Figure scripts:

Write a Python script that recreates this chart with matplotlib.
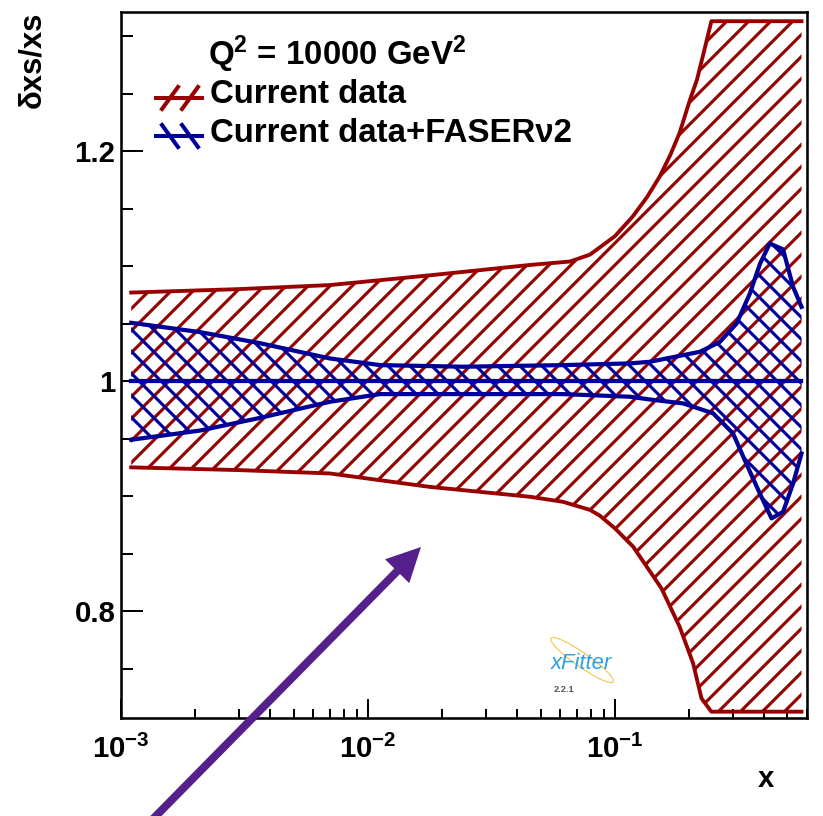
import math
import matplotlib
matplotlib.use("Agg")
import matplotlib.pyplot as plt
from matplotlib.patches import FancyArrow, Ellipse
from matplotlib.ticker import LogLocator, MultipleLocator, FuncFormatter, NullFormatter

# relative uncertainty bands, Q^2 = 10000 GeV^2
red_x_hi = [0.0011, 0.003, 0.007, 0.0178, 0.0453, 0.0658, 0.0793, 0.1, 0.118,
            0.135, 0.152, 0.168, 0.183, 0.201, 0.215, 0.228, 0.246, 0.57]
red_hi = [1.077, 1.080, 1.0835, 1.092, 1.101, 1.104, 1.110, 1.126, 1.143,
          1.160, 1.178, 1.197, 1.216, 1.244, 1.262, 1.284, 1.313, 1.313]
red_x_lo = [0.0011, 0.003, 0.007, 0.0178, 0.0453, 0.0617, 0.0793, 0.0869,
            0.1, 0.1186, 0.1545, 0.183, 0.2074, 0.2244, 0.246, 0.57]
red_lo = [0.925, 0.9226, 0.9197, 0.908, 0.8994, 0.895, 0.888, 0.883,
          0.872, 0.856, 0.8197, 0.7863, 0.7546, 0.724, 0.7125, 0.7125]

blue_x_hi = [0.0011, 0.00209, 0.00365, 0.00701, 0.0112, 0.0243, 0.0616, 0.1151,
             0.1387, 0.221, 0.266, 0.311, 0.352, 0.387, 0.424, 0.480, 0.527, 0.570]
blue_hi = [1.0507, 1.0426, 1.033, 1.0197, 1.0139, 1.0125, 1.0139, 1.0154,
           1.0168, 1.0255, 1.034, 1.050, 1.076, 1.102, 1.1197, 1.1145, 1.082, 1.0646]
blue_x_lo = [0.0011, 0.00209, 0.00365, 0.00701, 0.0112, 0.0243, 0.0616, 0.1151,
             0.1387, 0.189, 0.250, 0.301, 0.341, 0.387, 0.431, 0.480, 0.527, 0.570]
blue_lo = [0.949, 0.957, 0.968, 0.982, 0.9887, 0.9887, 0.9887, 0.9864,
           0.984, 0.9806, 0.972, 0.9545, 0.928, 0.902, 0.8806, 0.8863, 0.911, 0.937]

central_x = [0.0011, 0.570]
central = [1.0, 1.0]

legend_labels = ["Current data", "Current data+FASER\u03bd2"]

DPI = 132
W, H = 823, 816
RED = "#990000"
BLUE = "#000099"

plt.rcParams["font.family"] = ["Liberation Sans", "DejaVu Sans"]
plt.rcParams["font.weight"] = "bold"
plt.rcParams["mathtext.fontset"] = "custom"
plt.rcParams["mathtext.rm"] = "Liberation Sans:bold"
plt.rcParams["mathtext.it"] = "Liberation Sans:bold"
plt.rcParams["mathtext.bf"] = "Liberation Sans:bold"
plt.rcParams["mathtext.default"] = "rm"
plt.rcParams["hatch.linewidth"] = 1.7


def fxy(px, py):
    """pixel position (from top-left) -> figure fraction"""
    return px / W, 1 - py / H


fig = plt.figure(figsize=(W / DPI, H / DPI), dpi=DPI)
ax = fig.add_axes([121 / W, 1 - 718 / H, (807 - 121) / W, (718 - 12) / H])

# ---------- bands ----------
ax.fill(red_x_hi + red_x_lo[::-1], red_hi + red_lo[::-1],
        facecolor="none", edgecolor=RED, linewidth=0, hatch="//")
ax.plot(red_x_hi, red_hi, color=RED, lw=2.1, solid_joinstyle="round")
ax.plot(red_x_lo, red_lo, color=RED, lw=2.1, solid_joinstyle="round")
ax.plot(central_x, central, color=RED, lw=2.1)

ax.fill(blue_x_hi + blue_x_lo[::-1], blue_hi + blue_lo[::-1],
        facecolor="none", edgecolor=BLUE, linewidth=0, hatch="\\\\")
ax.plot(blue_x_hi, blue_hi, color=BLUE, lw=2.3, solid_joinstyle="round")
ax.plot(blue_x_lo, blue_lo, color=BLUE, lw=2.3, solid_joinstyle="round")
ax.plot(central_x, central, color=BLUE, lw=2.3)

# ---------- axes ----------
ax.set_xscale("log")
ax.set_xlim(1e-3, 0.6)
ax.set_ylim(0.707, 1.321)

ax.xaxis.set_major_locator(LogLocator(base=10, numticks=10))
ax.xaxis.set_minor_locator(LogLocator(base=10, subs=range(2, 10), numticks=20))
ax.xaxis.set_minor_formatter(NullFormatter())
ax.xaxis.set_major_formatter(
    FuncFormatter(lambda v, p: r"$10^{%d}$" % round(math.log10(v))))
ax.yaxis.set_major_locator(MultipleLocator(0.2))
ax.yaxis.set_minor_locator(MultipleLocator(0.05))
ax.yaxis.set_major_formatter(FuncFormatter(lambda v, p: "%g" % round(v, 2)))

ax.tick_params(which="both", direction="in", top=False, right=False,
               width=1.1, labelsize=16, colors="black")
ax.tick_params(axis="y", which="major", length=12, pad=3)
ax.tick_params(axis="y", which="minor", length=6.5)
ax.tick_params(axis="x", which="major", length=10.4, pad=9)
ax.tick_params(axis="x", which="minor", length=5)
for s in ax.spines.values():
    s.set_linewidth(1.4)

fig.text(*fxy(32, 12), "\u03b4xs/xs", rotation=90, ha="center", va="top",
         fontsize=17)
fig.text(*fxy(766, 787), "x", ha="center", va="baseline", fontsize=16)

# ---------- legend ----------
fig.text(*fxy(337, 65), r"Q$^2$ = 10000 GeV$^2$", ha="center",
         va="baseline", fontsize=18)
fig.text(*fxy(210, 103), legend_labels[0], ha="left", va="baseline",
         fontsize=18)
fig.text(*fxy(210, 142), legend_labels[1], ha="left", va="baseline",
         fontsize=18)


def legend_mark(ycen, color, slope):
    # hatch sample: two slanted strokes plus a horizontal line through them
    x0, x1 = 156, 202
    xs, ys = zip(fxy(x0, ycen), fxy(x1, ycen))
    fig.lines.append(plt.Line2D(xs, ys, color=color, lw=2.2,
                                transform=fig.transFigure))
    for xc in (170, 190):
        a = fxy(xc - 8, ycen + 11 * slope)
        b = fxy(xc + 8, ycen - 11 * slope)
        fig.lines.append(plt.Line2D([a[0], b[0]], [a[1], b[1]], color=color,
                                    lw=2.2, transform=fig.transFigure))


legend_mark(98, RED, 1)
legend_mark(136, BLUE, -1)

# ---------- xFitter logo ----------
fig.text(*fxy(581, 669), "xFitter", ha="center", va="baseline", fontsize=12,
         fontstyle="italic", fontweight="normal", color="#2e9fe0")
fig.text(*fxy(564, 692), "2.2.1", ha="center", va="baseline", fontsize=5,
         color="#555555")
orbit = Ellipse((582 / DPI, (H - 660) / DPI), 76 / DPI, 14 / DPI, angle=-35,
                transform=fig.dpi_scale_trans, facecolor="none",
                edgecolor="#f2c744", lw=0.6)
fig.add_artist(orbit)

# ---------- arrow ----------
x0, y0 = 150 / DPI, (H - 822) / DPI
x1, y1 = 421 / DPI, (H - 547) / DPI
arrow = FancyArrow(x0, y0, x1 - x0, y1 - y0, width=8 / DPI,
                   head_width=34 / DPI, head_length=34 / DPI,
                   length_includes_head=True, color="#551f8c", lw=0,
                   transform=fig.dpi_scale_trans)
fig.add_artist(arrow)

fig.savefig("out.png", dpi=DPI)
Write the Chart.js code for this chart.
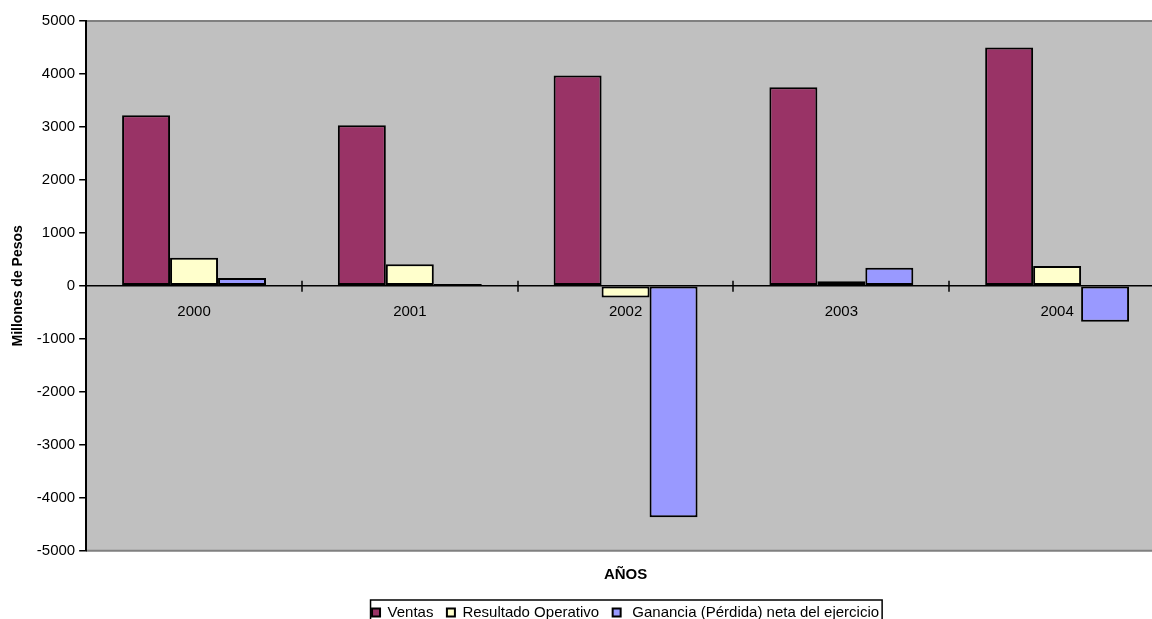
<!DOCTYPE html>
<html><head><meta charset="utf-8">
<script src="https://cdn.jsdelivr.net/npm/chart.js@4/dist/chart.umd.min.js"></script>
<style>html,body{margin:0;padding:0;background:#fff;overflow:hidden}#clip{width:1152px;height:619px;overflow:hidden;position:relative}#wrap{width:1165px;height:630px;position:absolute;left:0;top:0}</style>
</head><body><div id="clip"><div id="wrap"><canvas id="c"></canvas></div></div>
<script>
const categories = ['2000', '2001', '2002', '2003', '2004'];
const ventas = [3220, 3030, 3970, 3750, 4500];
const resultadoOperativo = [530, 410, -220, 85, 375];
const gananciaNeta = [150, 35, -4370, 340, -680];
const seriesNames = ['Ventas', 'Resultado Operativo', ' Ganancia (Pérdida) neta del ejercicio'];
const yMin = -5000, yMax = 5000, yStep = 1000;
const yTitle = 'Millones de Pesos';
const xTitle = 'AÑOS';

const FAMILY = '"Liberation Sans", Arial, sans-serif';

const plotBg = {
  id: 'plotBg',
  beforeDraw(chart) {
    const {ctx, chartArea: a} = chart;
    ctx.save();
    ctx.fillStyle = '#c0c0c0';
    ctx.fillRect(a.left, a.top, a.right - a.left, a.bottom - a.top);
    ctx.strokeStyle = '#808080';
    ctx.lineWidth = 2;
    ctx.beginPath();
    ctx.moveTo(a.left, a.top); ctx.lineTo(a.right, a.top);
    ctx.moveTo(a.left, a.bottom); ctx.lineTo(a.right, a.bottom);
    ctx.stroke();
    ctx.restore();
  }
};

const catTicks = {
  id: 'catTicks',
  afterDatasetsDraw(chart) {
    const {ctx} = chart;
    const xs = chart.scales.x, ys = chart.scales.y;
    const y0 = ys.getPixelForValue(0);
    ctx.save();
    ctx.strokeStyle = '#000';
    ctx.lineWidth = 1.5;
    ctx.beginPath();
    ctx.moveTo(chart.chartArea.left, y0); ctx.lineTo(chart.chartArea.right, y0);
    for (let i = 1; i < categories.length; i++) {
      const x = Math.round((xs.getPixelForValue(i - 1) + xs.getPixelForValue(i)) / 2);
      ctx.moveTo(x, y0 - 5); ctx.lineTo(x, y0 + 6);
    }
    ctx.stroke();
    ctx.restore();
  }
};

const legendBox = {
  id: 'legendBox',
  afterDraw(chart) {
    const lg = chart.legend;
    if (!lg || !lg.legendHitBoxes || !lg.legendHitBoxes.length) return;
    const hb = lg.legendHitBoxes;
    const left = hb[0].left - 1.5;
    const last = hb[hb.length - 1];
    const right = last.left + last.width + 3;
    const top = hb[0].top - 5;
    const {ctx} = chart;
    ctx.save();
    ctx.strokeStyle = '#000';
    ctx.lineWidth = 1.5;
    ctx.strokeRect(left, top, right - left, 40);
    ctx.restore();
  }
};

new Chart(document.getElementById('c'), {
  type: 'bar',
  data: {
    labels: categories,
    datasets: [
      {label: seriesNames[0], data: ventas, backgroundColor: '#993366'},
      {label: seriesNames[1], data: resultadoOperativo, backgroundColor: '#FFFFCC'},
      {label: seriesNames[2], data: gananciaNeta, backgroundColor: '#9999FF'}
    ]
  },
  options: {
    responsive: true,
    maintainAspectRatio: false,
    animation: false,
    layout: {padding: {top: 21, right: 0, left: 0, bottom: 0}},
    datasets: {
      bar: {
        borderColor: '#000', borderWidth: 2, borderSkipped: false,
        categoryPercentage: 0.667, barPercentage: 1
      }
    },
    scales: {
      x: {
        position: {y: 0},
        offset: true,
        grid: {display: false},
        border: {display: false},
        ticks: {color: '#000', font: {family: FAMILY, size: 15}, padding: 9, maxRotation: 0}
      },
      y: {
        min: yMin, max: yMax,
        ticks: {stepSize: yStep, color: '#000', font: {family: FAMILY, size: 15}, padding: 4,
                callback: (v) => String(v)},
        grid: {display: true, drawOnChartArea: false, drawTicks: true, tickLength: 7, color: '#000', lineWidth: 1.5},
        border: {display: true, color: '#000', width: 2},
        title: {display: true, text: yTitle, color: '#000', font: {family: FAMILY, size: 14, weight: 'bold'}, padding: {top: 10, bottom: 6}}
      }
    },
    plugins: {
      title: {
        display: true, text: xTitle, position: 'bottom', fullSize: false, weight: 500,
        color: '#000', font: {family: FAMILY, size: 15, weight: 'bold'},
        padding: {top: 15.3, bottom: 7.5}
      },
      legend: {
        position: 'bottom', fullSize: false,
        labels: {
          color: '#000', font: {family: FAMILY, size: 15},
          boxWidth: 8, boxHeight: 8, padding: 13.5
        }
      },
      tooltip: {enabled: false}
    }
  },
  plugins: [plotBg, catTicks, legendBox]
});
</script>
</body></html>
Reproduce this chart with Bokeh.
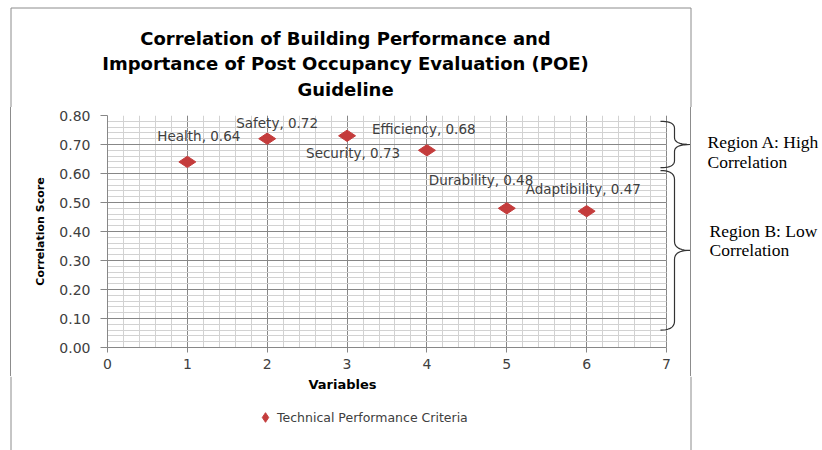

Written task: Quote, please, every line of the material above from its start through the line that has "from matplotlib.ticker import", reproducing the words exactly and dropping any images.

The solution:
Write a Python script that recreates this chart with matplotlib.
import math
import matplotlib
matplotlib.use("Agg")
import matplotlib.pyplot as plt
from matplotlib.patches import FancyArrow, Ellipse
from matplotlib.ticker import LogLocator, MultipleLocator, FuncFormatter, NullFormatter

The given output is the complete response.